Demand for Self-Build Property Is Up by More Than 80% in the UK

New figures from the National Custom and Self Build Association (NaCSBA) show an unprecedented demand for self-build properties in Britain. Over 33,000 people have signed up to Right to Build registers across the UK in a bid to secure plots of land. This is an 80% increase from this time last year, when 18,000 people applied for a place on the registers.

Right to Build legislation dictates that it is the responsibility of local authorities to grant permission for enough serviced building plots to meet this growing demand. The deadline for them to consent to the 33,000 serviced plots is 31st October 2020, with roughly half of these to be granted by October 2019. The Right to Build registers are now in their second year, with almost 18,000 additional people signing up through the NaCSBA’s Right to Build portal. Local authorities removed roughly 3,000 of these applicants from the registers throughout the year, due to several reasons: people finding their own plots, councils applying local connection tests, and the introduction of a joining fee for the registers.

The registers are designed to help councils to assess the demand for serviced plots, because it is the council’s duty to consider how many people would like to design and build their own homes in the borough. This provides a useful insight into future construction proposals and helps local authorities with their long-term planning functions.

Research from the Building Societies Association (BSA) found that 53% of people would like to design and build their own homes. As awareness of self-build property grows, applicant numbers on the registers is expected to reflect the BSA findings. As a result of this, NaCSBA is arranging a national consumer campaign in 2018 to raise awareness of Right to Build registers and the surrounding legislation.

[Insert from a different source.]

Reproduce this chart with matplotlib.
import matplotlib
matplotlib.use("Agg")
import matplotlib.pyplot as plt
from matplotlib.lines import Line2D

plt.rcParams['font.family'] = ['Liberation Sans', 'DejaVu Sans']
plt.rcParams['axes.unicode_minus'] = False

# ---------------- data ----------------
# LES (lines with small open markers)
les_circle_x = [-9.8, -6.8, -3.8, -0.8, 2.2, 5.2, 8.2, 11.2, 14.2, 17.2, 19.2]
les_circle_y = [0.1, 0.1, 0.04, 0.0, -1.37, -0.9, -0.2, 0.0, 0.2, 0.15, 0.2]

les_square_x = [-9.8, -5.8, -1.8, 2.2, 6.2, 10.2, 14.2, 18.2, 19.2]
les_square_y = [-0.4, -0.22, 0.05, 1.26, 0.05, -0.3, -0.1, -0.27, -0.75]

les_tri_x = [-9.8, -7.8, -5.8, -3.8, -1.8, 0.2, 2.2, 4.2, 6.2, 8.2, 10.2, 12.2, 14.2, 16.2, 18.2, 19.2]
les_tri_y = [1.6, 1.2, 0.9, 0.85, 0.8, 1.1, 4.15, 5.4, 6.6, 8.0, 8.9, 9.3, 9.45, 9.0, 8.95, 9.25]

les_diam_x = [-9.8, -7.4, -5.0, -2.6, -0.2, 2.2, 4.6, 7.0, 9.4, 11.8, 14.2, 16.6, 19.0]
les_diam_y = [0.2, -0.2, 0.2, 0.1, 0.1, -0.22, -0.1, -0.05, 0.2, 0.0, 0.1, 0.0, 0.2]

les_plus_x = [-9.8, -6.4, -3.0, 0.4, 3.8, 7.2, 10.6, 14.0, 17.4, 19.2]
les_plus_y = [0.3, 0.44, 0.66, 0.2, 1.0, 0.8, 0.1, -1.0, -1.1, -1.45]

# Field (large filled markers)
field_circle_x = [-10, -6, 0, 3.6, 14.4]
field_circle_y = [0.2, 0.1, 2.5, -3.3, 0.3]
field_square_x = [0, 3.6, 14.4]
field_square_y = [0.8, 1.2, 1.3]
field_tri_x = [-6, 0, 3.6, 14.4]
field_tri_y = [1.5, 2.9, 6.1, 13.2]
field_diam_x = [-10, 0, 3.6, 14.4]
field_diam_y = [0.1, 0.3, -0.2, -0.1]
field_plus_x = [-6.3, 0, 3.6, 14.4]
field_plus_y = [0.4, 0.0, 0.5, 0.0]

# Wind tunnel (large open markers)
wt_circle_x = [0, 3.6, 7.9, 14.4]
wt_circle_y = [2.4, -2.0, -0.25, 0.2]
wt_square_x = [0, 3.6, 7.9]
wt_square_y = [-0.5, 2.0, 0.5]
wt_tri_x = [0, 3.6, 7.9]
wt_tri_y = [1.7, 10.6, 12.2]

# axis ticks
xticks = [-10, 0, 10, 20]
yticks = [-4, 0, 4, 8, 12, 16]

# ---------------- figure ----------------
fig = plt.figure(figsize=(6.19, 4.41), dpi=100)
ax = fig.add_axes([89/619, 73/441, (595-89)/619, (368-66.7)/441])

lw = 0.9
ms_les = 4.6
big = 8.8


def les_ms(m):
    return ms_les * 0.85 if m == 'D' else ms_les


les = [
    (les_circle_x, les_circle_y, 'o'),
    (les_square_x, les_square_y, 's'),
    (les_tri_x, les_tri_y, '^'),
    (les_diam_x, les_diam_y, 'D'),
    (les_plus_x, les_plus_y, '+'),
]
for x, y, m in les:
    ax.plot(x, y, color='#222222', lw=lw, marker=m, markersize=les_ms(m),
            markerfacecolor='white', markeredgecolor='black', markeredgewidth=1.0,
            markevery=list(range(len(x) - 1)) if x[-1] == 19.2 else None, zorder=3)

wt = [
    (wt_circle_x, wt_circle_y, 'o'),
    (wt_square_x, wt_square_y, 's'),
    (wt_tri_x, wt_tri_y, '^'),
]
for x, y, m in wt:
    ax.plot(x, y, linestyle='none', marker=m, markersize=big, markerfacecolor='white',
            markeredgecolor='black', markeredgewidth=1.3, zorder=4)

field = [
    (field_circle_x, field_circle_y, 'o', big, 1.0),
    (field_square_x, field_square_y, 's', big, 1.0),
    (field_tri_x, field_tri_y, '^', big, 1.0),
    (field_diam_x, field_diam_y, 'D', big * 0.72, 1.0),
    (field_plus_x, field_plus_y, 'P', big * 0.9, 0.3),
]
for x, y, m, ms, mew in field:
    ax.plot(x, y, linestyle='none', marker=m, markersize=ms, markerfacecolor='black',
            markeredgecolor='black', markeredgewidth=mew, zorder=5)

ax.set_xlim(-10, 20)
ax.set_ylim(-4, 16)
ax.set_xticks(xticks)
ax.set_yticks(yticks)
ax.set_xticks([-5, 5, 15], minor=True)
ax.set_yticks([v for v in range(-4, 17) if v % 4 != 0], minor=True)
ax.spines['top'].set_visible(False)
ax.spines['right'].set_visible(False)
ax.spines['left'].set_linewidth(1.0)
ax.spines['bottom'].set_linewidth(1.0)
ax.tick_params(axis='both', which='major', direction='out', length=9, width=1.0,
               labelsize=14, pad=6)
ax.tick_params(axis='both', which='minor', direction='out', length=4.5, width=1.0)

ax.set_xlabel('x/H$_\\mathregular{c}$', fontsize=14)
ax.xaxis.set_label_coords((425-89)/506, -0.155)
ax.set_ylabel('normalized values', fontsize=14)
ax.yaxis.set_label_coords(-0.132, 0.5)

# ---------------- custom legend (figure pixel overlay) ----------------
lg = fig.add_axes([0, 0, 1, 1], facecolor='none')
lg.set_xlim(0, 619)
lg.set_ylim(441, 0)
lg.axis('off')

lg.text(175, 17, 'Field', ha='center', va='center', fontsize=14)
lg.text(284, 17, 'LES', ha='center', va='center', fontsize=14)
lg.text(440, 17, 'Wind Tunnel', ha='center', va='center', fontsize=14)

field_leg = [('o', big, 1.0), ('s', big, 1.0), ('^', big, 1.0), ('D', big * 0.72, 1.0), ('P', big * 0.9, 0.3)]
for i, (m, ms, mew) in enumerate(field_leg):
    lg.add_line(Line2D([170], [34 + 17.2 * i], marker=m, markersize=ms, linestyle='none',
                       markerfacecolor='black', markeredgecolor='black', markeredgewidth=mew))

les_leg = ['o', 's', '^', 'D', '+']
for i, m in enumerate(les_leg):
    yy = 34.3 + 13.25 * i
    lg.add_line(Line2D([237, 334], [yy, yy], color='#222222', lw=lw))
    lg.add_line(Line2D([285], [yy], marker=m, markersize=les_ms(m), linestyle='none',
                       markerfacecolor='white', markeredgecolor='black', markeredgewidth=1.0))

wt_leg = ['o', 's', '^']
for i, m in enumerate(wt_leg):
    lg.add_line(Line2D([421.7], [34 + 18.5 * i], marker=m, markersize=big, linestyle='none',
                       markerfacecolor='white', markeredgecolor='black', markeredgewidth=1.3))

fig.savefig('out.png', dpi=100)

Richard Bacon, chair of the All Party Parliamentary Group on Self-Build, said:
“The evidence does not follow through that there are several hundred people on a register in one council area, while a neighbouring one only has double figures. Clearly, more needs to be done to promote the registers and really make them work as an evidence tool in local planning, as we know that half of the adult population wants to design and build their dream home at some point in their lives.”
He suggests that despite the large numbers added to the register this year, efforts to promote the scheme vary greatly between councils, and some local authorities can do more to raise awareness.